11年の財務相在任は史上最長も、首相の夢かなわず
事実ならまさに晩節を汚した格好だ。オーストラリアの現地メディアによると、ジャーナリストに対する暴行の疑いが持たれていたピーター・コステロ元連邦財務相が10日、メディア大手「ナイン・エンターテインメント」の非業務執行会長を辞任した。コステロ氏は疑惑を否定していたが、事実上の引責辞任と見られる。
コステロ氏は6日、キャンベラ空港内を歩いていたところ、直撃取材してきた全国紙「オーストラリアン」記者のリアム・メンデス氏を振り払い、転倒させた疑惑が浮上していた。メンデス氏が撮影し、オーストラリアンが公表した動画によると、メンデス氏がコステロ氏に対峙した直後、地面に転がる様子が写っている。

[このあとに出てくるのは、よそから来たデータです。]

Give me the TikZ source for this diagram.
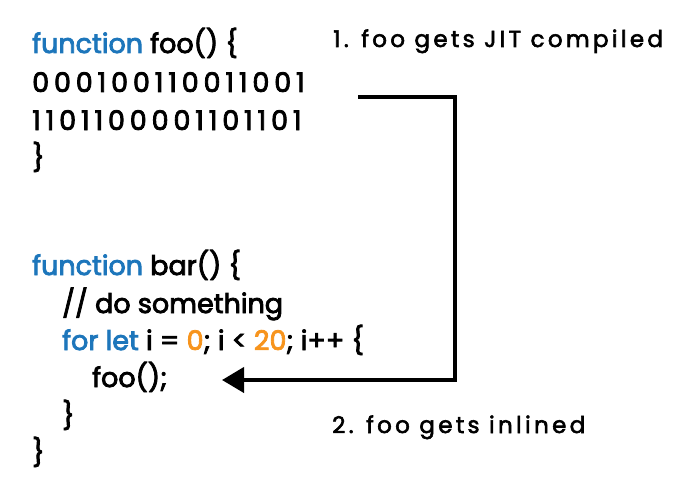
\documentclass[tikz,border=0pt]{standalone}
\usepackage{fontspec}
\setmainfont{Poppins}[RawFeature={embolden=3}]
\newfontfamily\binfont{Poppins}[LetterSpace=18,RawFeature={embolden=3}]
\newfontfamily\notefont{Poppins}[LetterSpace=14.5,RawFeature={embolden=2.5}]
\usetikzlibrary{arrows.meta}
\definecolor{kwblue}{HTML}{1D76BB}
\definecolor{numorange}{HTML}{F7941D}
\newcommand{\kw}[1]{\textcolor{kwblue}{#1}}
\newcommand{\num}[1]{\textcolor{numorange}{#1}}

\begin{document}
\begin{tikzpicture}
[x=1pt,y=-1pt,
  codeLine/.style={anchor=base west,inner sep=0pt,font=\fontsize{27}{32}\selectfont},%
  binLine/.style={codeLine,font=\binfont\fontsize{27}{32}\selectfont},%
  noteText/.style={anchor=base west,inner sep=0pt,font=\notefont\fontsize{23}{28}\selectfont},%
  flowArrow/.style={line width=4pt,-{Triangle[length=22pt,width=25pt]}}]
\useasboundingbox (0,0) rectangle (700,500);
%% foo
\node (fooHead) at (32,53) [codeLine] {\kw{function} foo() \{};
\node (fooBinA) at (32,92) [binLine] {000100110011001};
\node (fooBinB) at (32,130) [binLine] {1101100001101101};
\node (fooEnd) at (32,167) [codeLine] {\}};
%% bar
\node (barHead) at (32,275) [codeLine] {\kw{function} bar() \{};
\node (barNote) at (62,313) [codeLine] {// do something};
\node (barLoop) at (62,350) [codeLine] {\kw{for let} i = \num{0}; i < \num{20}; i++ \{};
\node (barCall) at (92,387) [codeLine] {foo();};
\node (barLoopEnd) at (62,425) [codeLine] {\}};
\node (barEnd) at (32,462) [codeLine] {\}};
%% notes
\node (jitNote) at (333,47) [noteText] {1. foo gets JIT compiled};
\node (inlineNote) at (332,433) [noteText] {2. foo gets inlined};
%% arrow
\coordinate (jitStart) at (358,97);
\coordinate (jitTurn) at (455,97);
\coordinate (inlineEnd) at (222,380);
\draw[flowArrow] (jitStart) -- (jitTurn) |- (inlineEnd);
\end{tikzpicture}
\end{document}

動画を見る限り、コステロ氏がメンデス氏を殴るなど手を出したかどうかは分からないが、メンデス氏は「暴行を受けた」と主張した。一方、コステロ氏は「私とすれ違うと、彼は後ろ向きに歩き、広告のプラカードにぶつかって転倒した。私は殴っていない」と否定していた。

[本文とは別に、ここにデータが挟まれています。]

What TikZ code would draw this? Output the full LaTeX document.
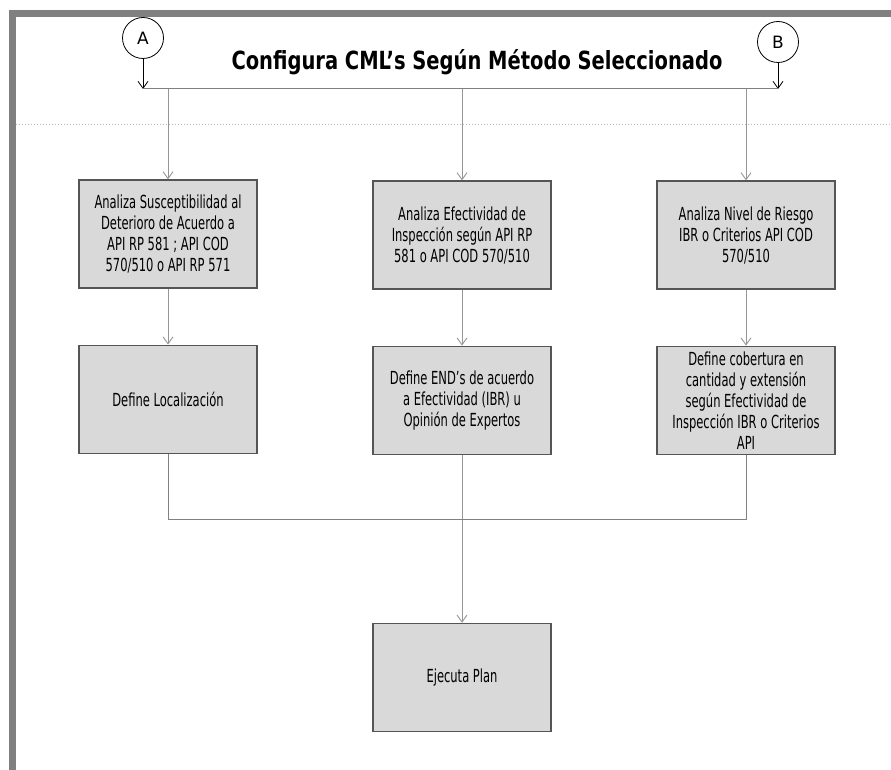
\documentclass[tikz,border=0pt]{standalone}
\usepackage{fontspec}
\setmainfont{DejaVu Sans}
\newfontfamily\boxfont[FakeStretch=0.64]{DejaVu Sans}
\newfontfamily\titlefont[FakeStretch=0.78]{DejaVu Sans}
\usetikzlibrary{arrows.meta,positioning}
\definecolor{framegray}{RGB}{128,128,128}
\definecolor{boxfill}{RGB}{217,217,217}
\definecolor{boxline}{RGB}{85,85,85}
\definecolor{linkgray}{RGB}{150,150,150}
\tikzset{
    %Define standard arrow tip
    >={Straight Barb[length=7pt,width=10pt]},
    %Define style for boxes
    process/.style={
           rectangle,
           draw=boxline, line width=1.2pt,
           fill=boxfill,
           minimum width=178pt,
           minimum height=108pt,
           inner sep=0pt,
           align=center,
           font=\boxfont\fontsize{18}{21}\selectfont},
    connector/.style={
           circle,
           draw=black, line width=0.8pt,
           minimum size=41pt,
           inner sep=0pt,
           font=\fontsize{17}{20}\selectfont},
    % Define arrow style
    link/.style={
           ->,
           color=linkgray,
           line width=0.9pt}
}
\begin{document}
\begin{tikzpicture}[x=1pt,y=-1pt,node distance=56pt]
\useasboundingbox (0,0) rectangle (891,770);
\fill[framegray] (9,10) rectangle (891,17);
\fill[framegray] (9,10) rectangle (16,770);
\draw[linkgray!70, dotted, line width=1pt] (16,125) -- (891,125);

 %nodes
\node[connector] (A) at (143,38) {A};
\node[connector] (B) at (778,42) {B};
\node[font=\titlefont\bfseries\fontsize{25}{30}\selectfont] (title) at (477,62)
  {Configura CML’s Según Método Seleccionado};
\coordinate (top left) at (143,89);
\coordinate (top right) at (778,89);
\coordinate (merge) at (0,519);

\node[process] (analiza1) at (168,234) {Analiza Susceptibilidad al\\Deterioro de Acuerdo a\\API RP 581 ; API COD\\570/510 o API RP 571};
\node[process] (analiza2) at (462,235) {Analiza Efectividad de\\Inspección según API RP\\581 o API COD 570/510};
\node[process] (analiza3) at (746,235) {Analiza Nivel de Riesgo\\IBR o Criterios API COD\\570/510};
\node[process, below=of analiza1] (define1) {Define Localización};
\node[process, below=of analiza2] (define2) {Define END’s de acuerdo\\a Efectividad (IBR) u\\Opinión de Expertos};
\node[process, below=of analiza3] (define3) {Define cobertura en\\cantidad y extensión\\según Efectividad de\\Inspección IBR o Criterios\\API};
\node[process, below=168pt of define2] (ejecuta) {Ejecuta Plan};

 %connectors
\draw[->, line width=0.8pt] (A) -- (top left);
\draw[->, line width=0.8pt] (B) -- (top right);
\draw[linkgray!120, line width=1pt] (top left) -- (top right);
\path[link]
    (analiza1.north |- top left) edge (analiza1)
    (analiza2.north |- top left) edge (analiza2)
    (analiza3.north |- top left) edge (analiza3)
    (analiza1) edge (define1)
    (analiza2) edge (define2)
    (analiza3) edge (define3)
    (define2) edge (ejecuta);
\draw[linkgray!120, line width=1pt] (define1) -- (define1.south |- merge) -- (define3.south |- merge) -- (define3);
\end{tikzpicture}
\end{document}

ナイン・エンターテインメントは、民放テレビ局ナイン・ネットワークを中核とし、地方紙「シドニー・モーニング・ヘラルド」や経済紙「オーストラリアン・フィナンシャル・レビュー」などを束ねる旧フェアファックス・メディアも傘下に置く。メンデス氏のオーストラリアンを発行するニューズ・コープ・オーストラリアとは競合関係にある。
新会長にはキャサリン・ウェスト副会長が昇格した。コステロ氏は「次の10年間に向けたビジョンの元で団結するために新しい会長が必要だ」と述べた上で、「業界のライバルによる攻撃を評価しない」とニューズを暗に批判した。

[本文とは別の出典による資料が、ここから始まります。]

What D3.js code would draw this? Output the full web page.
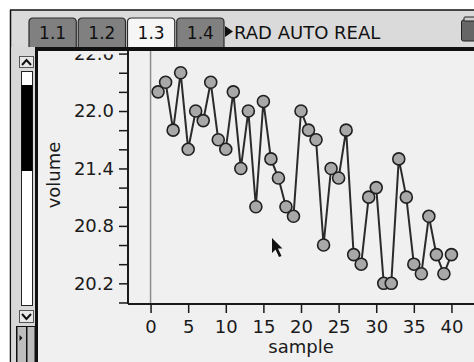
<!DOCTYPE html>
<html>
<head>
<meta charset="utf-8">
<script src="https://cdn.jsdelivr.net/npm/d3@7"></script>
<style>
  body { margin: 0; background: #fff; }
  svg { display: block; font-family: "DejaVu Sans", sans-serif; }
</style>
</head>
<body>
<div id="chart"></div>
<script>
// sample number -> volume
const samples = d3.range(1, 41);
const volume = [22.2, 22.3, 21.8, 22.4, 21.6, 22.0, 21.9, 22.3, 21.7, 21.6,
                22.2, 21.4, 22.0, 21.0, 22.1, 21.5, 21.3, 21.0, 20.9, 22.0,
                21.8, 21.7, 20.6, 21.4, 21.3, 21.8, 20.5, 20.4, 21.1, 21.2,
                20.2, 20.2, 21.5, 21.1, 20.4, 20.3, 20.9, 20.5, 20.3, 20.5];
const xTicks = [0, 5, 10, 15, 20, 25, 30, 35, 40];
const yTicks = d3.range(0, 14).map(i => +(20.0 + i * 0.2).toFixed(1));
const yLabels = [20.2, 20.8, 21.4, 22.0, 22.6];
const tabs = ['1.1', '1.2', '1.3', '1.4'];
const activeTab = '1.3';

const width = 474, height = 362;
const plot = {left: 128, right: 474, top: 51, bottom: 304};

const svg = d3.select('#chart').append('svg')
  .attr('width', width)
  .attr('height', height);

svg.append('rect').attr('width', width).attr('height', height).attr('fill', '#fff');

// the top label is half hidden under the header bar on the handheld
svg.append('defs').append('clipPath').attr('id', 'labelClip')
  .append('rect').attr('x', 0).attr('y', 54).attr('width', width).attr('height', height);

// graph area background
svg.append('rect')
  .attr('x', 38).attr('y', 47)
  .attr('width', width - 38).attr('height', height - 47)
  .attr('fill', '#f0f0f0');

const x = d3.scaleLinear().domain([-3, 43]).range([plot.left, plot.right]);
const y = d3.scaleLinear().domain([19.984, 22.627]).range([plot.bottom, plot.top]);

// vertical line at sample = 0
svg.append('line')
  .attr('x1', x(0)).attr('x2', x(0))
  .attr('y1', plot.top).attr('y2', plot.bottom)
  .attr('stroke', '#8c8c8c').attr('stroke-width', 1.5);

const yAxis = svg.append('g')
  .attr('transform', `translate(${plot.left},0)`)
  .call(d3.axisLeft(y)
    .tickValues(yTicks)
    .tickSize(9)
    .tickPadding(5)
    .tickFormat(d => yLabels.includes(d) ? d3.format('.1f')(d) : ''));

const xAxis = svg.append('g')
  .attr('transform', `translate(0,${plot.bottom})`)
  .call(d3.axisBottom(x)
    .tickValues(xTicks)
    .tickSize(9)
    .tickPadding(7.5));

[xAxis, yAxis].forEach(g => {
  g.select('.domain').attr('stroke', '#1a1a1a').attr('stroke-width', 2);
  g.selectAll('.tick line').attr('stroke', '#1a1a1a').attr('stroke-width', 1.5);
  g.selectAll('.tick text')
    .attr('fill', '#1a1a1a')
    .style('font-size', '18px')
    .style('font-family', '"DejaVu Sans", sans-serif');
});
xAxis.select('.domain').attr('d', `M${plot.left},0H${plot.right}`);
yAxis.select('.domain').attr('d', `M0,${plot.top}V${plot.bottom}`);
yAxis.selectAll('.tick text')
  .attr('clip-path', 'url(#labelClip)');
yAxis.selectAll('.tick')
  .filter(d => d === 22.6)
  .select('text')
  .attr('clip-path', null)
  .each(function() {
    // clip in the tick's own coordinates
    const t = d3.select(this.parentNode);
    const ty = y(22.6);
    t.append('clipPath').attr('id', 'topClip')
      .append('rect').attr('x', -80).attr('y', 54 - ty).attr('width', 80).attr('height', 40);
    d3.select(this).attr('clip-path', 'url(#topClip)');
  });
yAxis.selectAll('.tick text').filter(d => d !== 22.6).attr('clip-path', null);

svg.append('text')
  .attr('x', x(20)).attr('y', 353)
  .attr('text-anchor', 'middle')
  .attr('font-size', 18).attr('fill', '#1a1a1a')
  .text('sample');

svg.append('text')
  .attr('transform', 'translate(60,175) rotate(-90)')
  .attr('text-anchor', 'middle')
  .attr('font-size', 18).attr('fill', '#1a1a1a')
  .text('volume');

const pts = samples.map((s, i) => ({s, v: volume[i]}));

svg.append('path')
  .datum(pts)
  .attr('fill', 'none')
  .attr('stroke', '#2b2b2b')
  .attr('stroke-width', 2)
  .attr('d', d3.line().x(d => x(d.s)).y(d => y(d.v)));

svg.selectAll('.dot')
  .data(pts)
  .enter()
  .append('circle')
  .attr('class', 'dot')
  .attr('cx', d => x(d.s))
  .attr('cy', d => y(d.v))
  .attr('r', 6)
  .attr('fill', '#a8a8a8')
  .attr('stroke', '#202020')
  .attr('stroke-width', 1.6);

// mouse pointer
svg.append('path')
  .attr('transform', 'translate(272,238)')
  .attr('d', 'M0,0 L0,15 L3.5,11.5 L7,19 L9.5,18 L6,10.5 L10.5,10.5 Z')
  .attr('fill', '#111');

/* ---- handheld screen chrome ---- */
const head = svg.append('g');
head.append('rect')
  .attr('x', 11).attr('y', 10).attr('width', width - 11).attr('height', 37)
  .attr('fill', '#dadada');
head.append('line')
  .attr('x1', 10).attr('x2', width).attr('y1', 10).attr('y2', 10)
  .attr('stroke', '#111').attr('stroke-width', 1.5);
head.append('line')
  .attr('x1', 10.5).attr('x2', 10.5).attr('y1', 10).attr('y2', height)
  .attr('stroke', '#111').attr('stroke-width', 1.5);

const tabX = d3.scaleBand().domain(tabs).range([29, 224]).paddingInner(0.04);
const tab = head.selectAll('.tab')
  .data(tabs)
  .enter()
  .append('g')
  .attr('class', 'tab')
  .attr('transform', d => `translate(${tabX(d)},18)`);
tab.append('path')
  .attr('d', `M0,30 V4 Q0,0 4,0 H${tabX.bandwidth() - 4} Q${tabX.bandwidth()},0 ${tabX.bandwidth()},4 V30`)
  .attr('fill', d => d === activeTab ? '#f6f6f6' : '#808080')
  .attr('stroke', '#2a2a2a').attr('stroke-width', 1.2);
tab.append('text')
  .attr('x', tabX.bandwidth() / 2).attr('y', 20.5)
  .attr('text-anchor', 'middle')
  .attr('font-size', 17).attr('fill', '#111')
  .text(d => d);

head.append('path').attr('d', 'M225,26 L233,31.5 L225,37 Z').attr('fill', '#111');
head.append('text')
  .attr('x', 234).attr('y', 39)
  .attr('font-size', 18).attr('fill', '#111')
  .text('RAD AUTO REAL');

// battery icon
head.append('rect')
  .attr('x', 461.5).attr('y', 20).attr('width', 16).attr('height', 21).attr('rx', 2)
  .attr('fill', '#666').attr('stroke', '#222');
head.append('rect')
  .attr('x', 464).attr('y', 17).attr('width', 11).attr('height', 4).attr('rx', 1)
  .attr('fill', '#ccc').attr('stroke', '#222');

// thick bar under the header
head.append('rect')
  .attr('x', 36).attr('y', 47).attr('width', width - 36).attr('height', 4)
  .attr('fill', '#111');

// left scroll bar
const sb = svg.append('g');
sb.append('rect').attr('x', 11.5).attr('y', 47).attr('width', 24).attr('height', height - 47).attr('fill', '#d8d8d8');
sb.append('rect').attr('x', 35).attr('y', 47).attr('width', 3).attr('height', height - 47).attr('fill', '#111');
sb.append('rect').attr('x', 19.5).attr('y', 56.5).attr('width', 14).attr('height', 11)
  .attr('fill', '#e8e8e8').attr('stroke', '#555');
sb.append('path').attr('d', 'M22,65 L26.5,60 L31,65').attr('fill', 'none').attr('stroke', '#111').attr('stroke-width', 2);
sb.append('rect').attr('x', 21.5).attr('y', 71.5).attr('width', 11).attr('height', 234)
  .attr('fill', '#fff').attr('stroke', '#222');
sb.append('rect').attr('x', 21.5).attr('y', 85).attr('width', 11).attr('height', 86).attr('fill', '#000');
sb.append('rect').attr('x', 19.5).attr('y', 310.5).attr('width', 14).attr('height', 12)
  .attr('fill', '#e8e8e8').attr('stroke', '#555');
sb.append('path').attr('d', 'M22,314 L26.5,319 L31,314').attr('fill', 'none').attr('stroke', '#111').attr('stroke-width', 2);
sb.append('rect').attr('x', 16).attr('y', 326).attr('width', 20).attr('height', 36).attr('fill', '#111');
sb.append('rect').attr('x', 17.5).attr('y', 327).attr('width', 8.5).attr('height', 35).attr('fill', '#bdbdbd');
sb.append('rect').attr('x', 27.5).attr('y', 327).attr('width', 7).attr('height', 35).attr('fill', '#bdbdbd');
sb.append('path').attr('d', 'M19.5,335 L22.5,338 L19.5,341 Z').attr('fill', '#111');
</script>
</body>
</html>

コステロ氏は1957年生まれの66歳。ジョン・ハワード元首相の保守連合(自由党、国民党)政権で96年〜07年の11年間、連邦財務相を務めた。財務相の在任期間は史上最長で、政権ナンバー・ツーの大物政治家だった。10%の財・サービス税(GST=消費税)導入を柱とする政権の税制・財政改革を支えた。ただ、ハワード氏との確執から、画策した首相禅譲を果たせないまま、07年の連邦選挙で下野。09年に政界引退した。政府系ファンドの役員や民間企業の要職などを経て、16年からナイン会長に就いていた。